With the Gambling Commission’s consultation on VIPs now closed, industry observers predict what future regulations will govern how firms interact with their most valued customers.
How gambling companies court their High Value Customers (or VIPs) has become one of the more controversial issues in this year’s debate over gambling reform in Britain.
As the Gambling Commission describes, the “management and incentivisation” of these highrollers poses two regulatory challenges.
Firstly, VIPs “are more heavily engaged gamblers in terms of their gambling spend, the frequency with which they gamble, or both,” putting them “at greater risk of gamblingrelated harm.”
Secondly, their “disproportionate financial value” to firms means “regulatory compliance can conflict with short-term commercial objectives.”
As a result the regulator has investigated repeated violations, mostly regarding cases where harm was not prevented where it could or should have been, but also in areas where firms failed to prevent the proceeds of crime being spent on gambling.
Already this year at least two influential groups – the All-Party Parliamentary Group on Gambling-related Harm and the House of Lords – have offered their views on how this particular area of the UK market should be policed.
The former’s considerably less sophisticated report recommended simply that: “VIP accounts and incentives should be banned.”
“The Gambling Commission itself has identified the dependence of the gambling industry on VIP customers who are disproportionately likely to be addicts,” said the APPG. “We are concerned [that] fines to companies for offering inducement inappropriately have very little impact on this well-resourced and well-funded industry”.
In an all round more nuanced report, the House of Lords situated the problem within the broader recommendations over affordability checks, and the way firm’s staff are incentivised to keep players spending.
“It should be a condition of an operator’s licence that the salaries and bonuses of employees of the operator, its subsidiaries or affiliates should not in any way depend on the length of time or frequency that a customer they are first in contact with gambles or the amount spent or lost or the profit made by the operator from that customer,” said the Lords Report.
The Commission itself has issued its own draft Industry Guidance for High-Value Customers, which, while far from an outright ban suggests a deepening of regulations in key areas: predominantly, knowing your customer (in terms of both problem gambling and money laundering) and new rules on incentivisation to ensure it “does not encourage risk behaviour such as chasing losses, excessive time or money spent gambling.”
But which will win out?
According to both Steve Ketteley, commercial, regulatory and tech lawyer at Wiggin, and licensing expert David Clifton, of Clifton Davies Consultancy, the future is likely to be closer to that favoured by the Lords and the Commission: VIP schemes can remain, albeit with tighter regulation, oversight and accountability.
“It is our view that we will end up with an industry code almost identical to Draft HVC Guidance rather than a prohibition,” said Ketteley. “That will result in not only deep regulatory oversight of HVC schemes but constant external scrutiny.”
While clearly a big win for the industry, the political tension around the issue should be adequate pressure to ensure firms comply.
“It does feel like the industry has been given a ball it really can’t drop,” he added. “If the industry is shown to be unable to meet the challenges that are being laid down by the House of Lords, particularly, then one could see a difference of approach in the future where the concept of rewarding loyalty becomes something that the legislature simply refuses to permit any more.
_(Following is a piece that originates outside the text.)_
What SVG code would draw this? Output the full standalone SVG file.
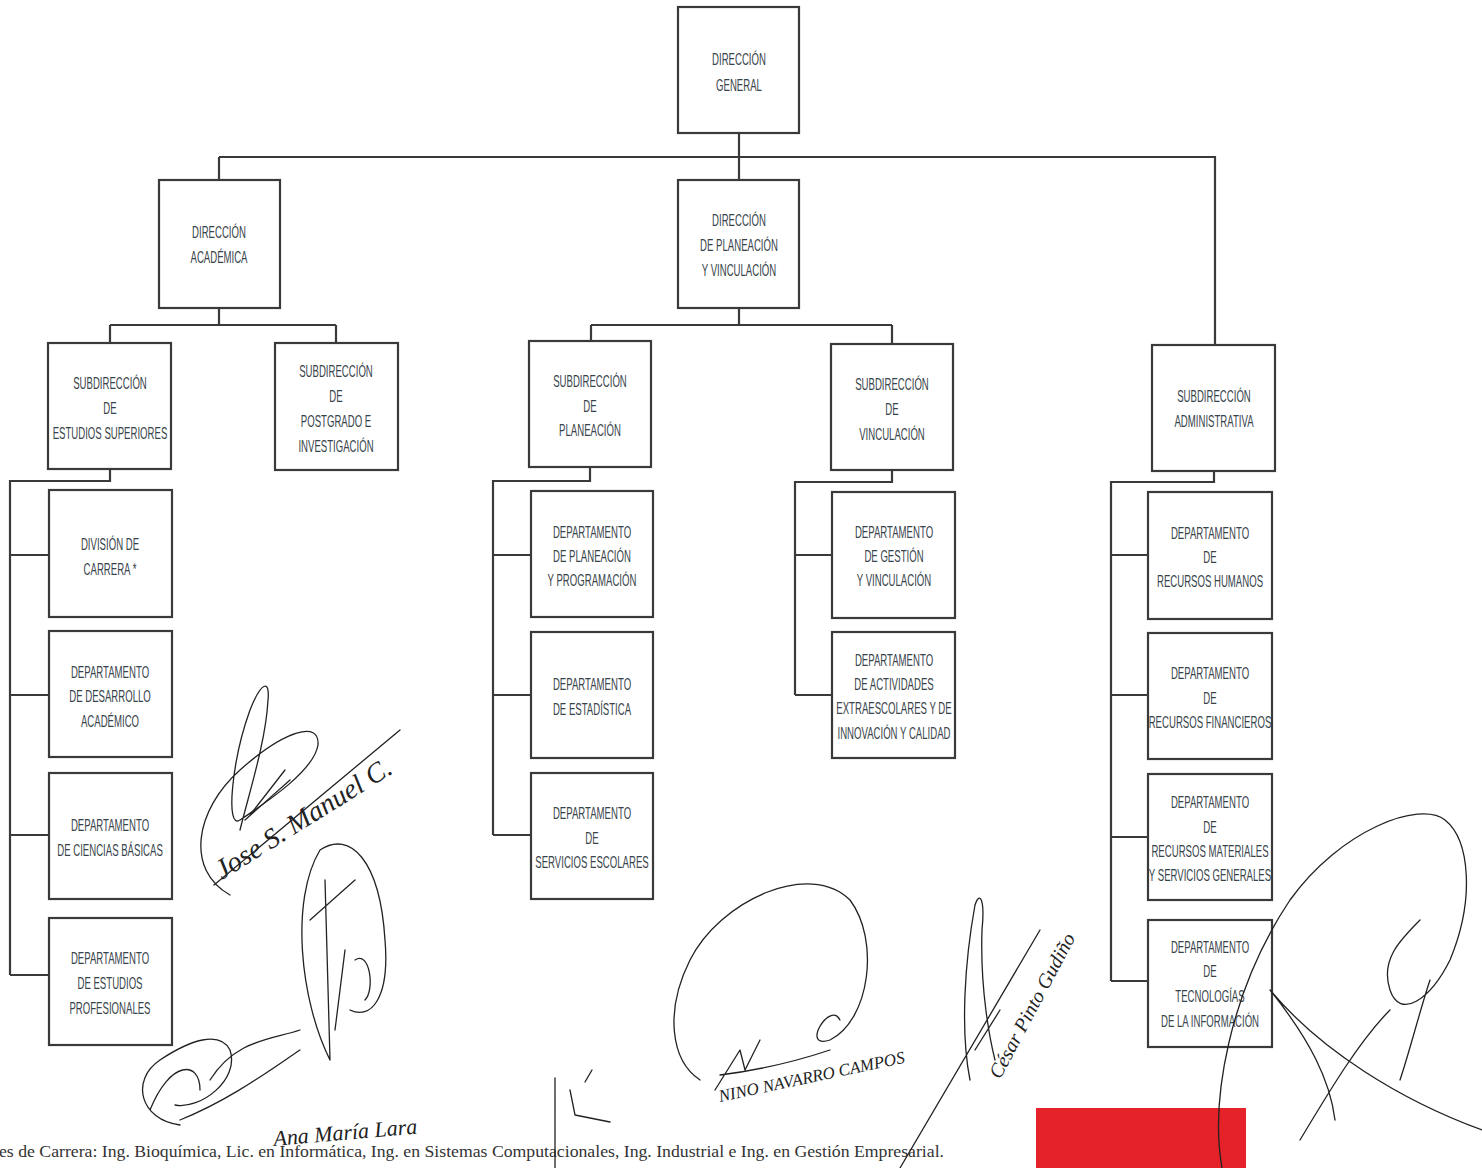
<svg xmlns="http://www.w3.org/2000/svg" width="1482" height="1168" viewBox="0 0 1482 1168">
<style>
.box{fill:#fff;stroke:#3a3a3a;stroke-width:2.2}
.ln{fill:none;stroke:#3a3a3a;stroke-width:2.2}
.t{font-family:"Liberation Sans",Arial,sans-serif;font-size:16px;fill:#37434a;text-anchor:middle}
.sig{fill:none;stroke:#222;stroke-width:1.3;stroke-linecap:round;stroke-linejoin:round}
.hw{font-family:"Liberation Serif",serif;font-style:italic;fill:#222}
.foot{font-family:"Liberation Serif",serif;font-size:16px;fill:#333}
</style>
<rect width="1482" height="1168" fill="#fff"/>
<g id="connectors">
<path class="ln" d="M739,133 V157 M219,157 H1215 V345 M219,157 V180 M739,157 V180"/>
<path class="ln" d="M219,308 V325 M110,325 H336 M110,325 V343 M336,325 V343"/>
<path class="ln" d="M739,308 V325 M591,325 H892 M591,325 V341 M892,325 V344"/>
<path class="ln" d="M110,469 V481 H10 V975 M10,555 H49 M10,695 H49 M10,835 H49 M10,975 H49"/>
<path class="ln" d="M590,467 V481 H493 V835 M493,555 H531 M493,695 H531 M493,835 H531"/>
<path class="ln" d="M892,470 V482 H795 V695 M795,555 H832 M795,695 H832"/>
<path class="ln" d="M1214,471 V482 H1111 V981 M1111,555 H1148 M1111,695 H1148 M1111,837 H1148 M1111,981 H1148"/>
</g>
<g id="n-direccion-general"><rect class="box" x="678" y="7" width="121" height="126"/><text class="t" transform="matrix(0.6 0 0 1 739 65)">DIRECCIÓN</text><text class="t" transform="matrix(0.6 0 0 1 739 91)">GENERAL</text></g>
<g id="n-direccion-academica"><rect class="box" x="159" y="180" width="121" height="128"/><text class="t" transform="matrix(0.6 0 0 1 219 238)">DIRECCIÓN</text><text class="t" transform="matrix(0.6 0 0 1 219 263)">ACADÉMICA</text></g>
<g id="n-direccion-planeacion"><rect class="box" x="678" y="180" width="121" height="128"/><text class="t" transform="matrix(0.6 0 0 1 739 226)">DIRECCIÓN</text><text class="t" transform="matrix(0.6 0 0 1 739 251)">DE PLANEACIÓN</text><text class="t" transform="matrix(0.6 0 0 1 739 276)">Y VINCULACIÓN</text></g>
<g id="n-sub-estudios"><rect class="box" x="48" y="343" width="123" height="126"/><text class="t" transform="matrix(0.6 0 0 1 110 389)">SUBDIRECCIÓN</text><text class="t" transform="matrix(0.6 0 0 1 110 414)">DE</text><text class="t" transform="matrix(0.6 0 0 1 110 439)">ESTUDIOS SUPERIORES</text></g>
<g id="n-sub-postgrado"><rect class="box" x="275" y="343" width="123" height="127"/><text class="t" transform="matrix(0.6 0 0 1 336 377)">SUBDIRECCIÓN</text><text class="t" transform="matrix(0.6 0 0 1 336 402)">DE</text><text class="t" transform="matrix(0.6 0 0 1 336 427)">POSTGRADO E</text><text class="t" transform="matrix(0.6 0 0 1 336 452)">INVESTIGACIÓN</text></g>
<g id="n-sub-planeacion"><rect class="box" x="529" y="341" width="122" height="126"/><text class="t" transform="matrix(0.6 0 0 1 590 387)">SUBDIRECCIÓN</text><text class="t" transform="matrix(0.6 0 0 1 590 412)">DE</text><text class="t" transform="matrix(0.6 0 0 1 590 436)">PLANEACIÓN</text></g>
<g id="n-sub-vinculacion"><rect class="box" x="831" y="344" width="122" height="126"/><text class="t" transform="matrix(0.6 0 0 1 892 390)">SUBDIRECCIÓN</text><text class="t" transform="matrix(0.6 0 0 1 892 415)">DE</text><text class="t" transform="matrix(0.6 0 0 1 892 440)">VINCULACIÓN</text></g>
<g id="n-sub-administrativa"><rect class="box" x="1152" y="345" width="123" height="126"/><text class="t" transform="matrix(0.6 0 0 1 1214 402)">SUBDIRECCIÓN</text><text class="t" transform="matrix(0.6 0 0 1 1214 427)">ADMINISTRATIVA</text></g>
<g id="n-division-carrera"><rect class="box" x="49" y="490" width="123" height="127"/><text class="t" transform="matrix(0.6 0 0 1 110 550)">DIVISIÓN DE</text><text class="t" transform="matrix(0.6 0 0 1 110 575)">CARRERA *</text></g>
<g id="n-desarrollo"><rect class="box" x="49" y="631" width="123" height="126"/><text class="t" transform="matrix(0.6 0 0 1 110 678)">DEPARTAMENTO</text><text class="t" transform="matrix(0.6 0 0 1 110 702)">DE DESARROLLO</text><text class="t" transform="matrix(0.6 0 0 1 110 727)">ACADÉMICO</text></g>
<g id="n-ciencias"><rect class="box" x="49" y="773" width="123" height="126"/><text class="t" transform="matrix(0.6 0 0 1 110 831)">DEPARTAMENTO</text><text class="t" transform="matrix(0.6 0 0 1 110 856)">DE CIENCIAS BÁSICAS</text></g>
<g id="n-estudios-prof"><rect class="box" x="49" y="918" width="123" height="127"/><text class="t" transform="matrix(0.6 0 0 1 110 964)">DEPARTAMENTO</text><text class="t" transform="matrix(0.6 0 0 1 110 989)">DE ESTUDIOS</text><text class="t" transform="matrix(0.6 0 0 1 110 1014)">PROFESIONALES</text></g>
<g id="n-planeacion-prog"><rect class="box" x="531" y="491" width="122" height="126"/><text class="t" transform="matrix(0.6 0 0 1 592 538)">DEPARTAMENTO</text><text class="t" transform="matrix(0.6 0 0 1 592 562)">DE PLANEACIÓN</text><text class="t" transform="matrix(0.6 0 0 1 592 586)">Y PROGRAMACIÓN</text></g>
<g id="n-estadistica"><rect class="box" x="531" y="632" width="122" height="126"/><text class="t" transform="matrix(0.6 0 0 1 592 690)">DEPARTAMENTO</text><text class="t" transform="matrix(0.6 0 0 1 592 715)">DE ESTADÍSTICA</text></g>
<g id="n-servicios-escolares"><rect class="box" x="531" y="773" width="122" height="126"/><text class="t" transform="matrix(0.6 0 0 1 592 819)">DEPARTAMENTO</text><text class="t" transform="matrix(0.6 0 0 1 592 844)">DE</text><text class="t" transform="matrix(0.6 0 0 1 592 868)">SERVICIOS ESCOLARES</text></g>
<g id="n-gestion"><rect class="box" x="832" y="492" width="123" height="126"/><text class="t" transform="matrix(0.6 0 0 1 894 538)">DEPARTAMENTO</text><text class="t" transform="matrix(0.6 0 0 1 894 562)">DE GESTIÓN</text><text class="t" transform="matrix(0.6 0 0 1 894 586)">Y VINCULACIÓN</text></g>
<g id="n-actividades"><rect class="box" x="832" y="632" width="123" height="126"/><text class="t" transform="matrix(0.6 0 0 1 894 666)">DEPARTAMENTO</text><text class="t" transform="matrix(0.6 0 0 1 894 690)">DE ACTIVIDADES</text><text class="t" transform="matrix(0.6 0 0 1 894 714)">EXTRAESCOLARES Y DE</text><text class="t" transform="matrix(0.6 0 0 1 894 739)">INNOVACIÓN Y CALIDAD</text></g>
<g id="n-rh"><rect class="box" x="1148" y="492" width="124" height="127"/><text class="t" transform="matrix(0.6 0 0 1 1210 539)">DEPARTAMENTO</text><text class="t" transform="matrix(0.6 0 0 1 1210 563)">DE</text><text class="t" transform="matrix(0.6 0 0 1 1210 587)">RECURSOS HUMANOS</text></g>
<g id="n-rf"><rect class="box" x="1148" y="633" width="124" height="126"/><text class="t" transform="matrix(0.6 0 0 1 1210 679)">DEPARTAMENTO</text><text class="t" transform="matrix(0.6 0 0 1 1210 704)">DE</text><text class="t" transform="matrix(0.6 0 0 1 1210 728)">RECURSOS FINANCIEROS</text></g>
<g id="n-rm"><rect class="box" x="1148" y="774" width="124" height="126"/><text class="t" transform="matrix(0.6 0 0 1 1210 808)">DEPARTAMENTO</text><text class="t" transform="matrix(0.6 0 0 1 1210 833)">DE</text><text class="t" transform="matrix(0.6 0 0 1 1210 857)">RECURSOS MATERIALES</text><text class="t" transform="matrix(0.6 0 0 1 1210 881)">Y SERVICIOS GENERALES</text></g>
<g id="n-ti"><rect class="box" x="1148" y="920" width="124" height="127"/><text class="t" transform="matrix(0.6 0 0 1 1210 953)">DEPARTAMENTO</text><text class="t" transform="matrix(0.6 0 0 1 1210 977)">DE</text><text class="t" transform="matrix(0.6 0 0 1 1210 1002)">TECNOLOGÍAS</text><text class="t" transform="matrix(0.6 0 0 1 1210 1027)">DE LA INFORMACIÓN</text></g>
<rect x="1036" y="1108" width="210" height="60" fill="#e5222a"/>
<text class="foot" x="-1" y="1157" textLength="945" lengthAdjust="spacingAndGlyphs">es de Carrera: Ing. Bioquímica, Lic. en Informática, Ing. en Sistemas Computacionales, Ing. Industrial  e Ing. en Gestión Empresarial.</text>
<g id="signatures">
<path class="sig" d="M230,895 C185,870 195,810 240,770 C285,730 320,720 318,745 C314,770 270,800 240,820 C225,830 232,760 250,710 C262,680 270,680 268,700 C266,740 250,790 240,830"/>
<path class="sig" d="M214,885 L400,730 M245,820 L290,780 M250,815 L285,770"/>
<text class="hw" font-size="28" transform="translate(222,880) rotate(-32)">Jose S. Manuel C.</text>
<path class="sig" d="M330,1060 C300,1000 290,900 320,850 C350,830 380,860 385,940 C390,1000 370,1020 350,1010 M310,920 L355,880 M325,880 L330,1060 M345,950 L335,1030 M355,960 C370,950 375,990 365,1000"/>
<path class="sig" d="M180,1125 C140,1120 130,1080 160,1060 C190,1040 220,1030 230,1050 C240,1080 200,1110 175,1105 M150,1110 C170,1060 200,1060 200,1090 M210,1080 C235,1040 270,1040 300,1030 M180,1120 C230,1100 270,1070 300,1050"/>
<text class="hw" font-size="22" transform="translate(274,1146) rotate(-5)">Ana María Lara</text>
<path class="sig" d="M555,1078 V1168 M570,1090 L575,1115 L610,1122 M585,1082 L592,1070"/>
<path class="sig" d="M700,1080 C670,1060 665,1010 690,960 C720,900 810,860 850,900 C880,940 870,1020 830,1040 C800,1050 830,1000 840,1020 M720,1075 C760,1070 800,1060 830,1050 M715,1090 L740,1050 L745,1070 L760,1040"/>
<text class="hw" font-size="17" transform="translate(720,1102) rotate(-12)">NINO NAVARRO CAMPOS</text>
<path class="sig" d="M970,1080 C960,1030 965,960 975,905 C980,890 985,900 982,930 C980,990 990,1040 995,1060 M975,1050 L1000,1010 M900,1168 L1040,930"/>
<text class="hw" font-size="20" transform="translate(1000,1080) rotate(-62)">César Pinto Gudiño</text>
<path class="sig" d="M1222,1168 C1210,1100 1230,990 1290,900 C1340,830 1420,800 1445,820 C1470,840 1475,900 1450,960 C1430,1000 1400,1020 1390,990 C1380,960 1400,940 1420,920 M1482,1130 C1400,1100 1320,1050 1270,990 C1310,1040 1330,1080 1335,1120 M1300,1140 C1330,1090 1360,1040 1390,1010 M1400,1080 C1410,1050 1420,1010 1430,980"/>
</g>
</svg>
If operators are unable to find the right balance between commercial objectives and consumer safety, one can expect the regulator or the legislature to step in.”
Meanwhile, speaking at the SBC Summit in Barcelona, Clifton concurred: confident enough even to describe the consultation as “a done deal.”
The outcomes he expects include the new guidance to be “materially the same as, if not identical to” the Commission’s draft; along with a new social responsibility code to ensure VIP schemes or rewards fit the existing licence commitments.
The broad effect will be a further building on already advancing focus on affordability, “possibly with a definition of the minimum affordability steps that operators should take, in line with a House of Lords Select Committee recommendation.”
“My money is on these changes coming into force as soon as December or January,” Clifton added.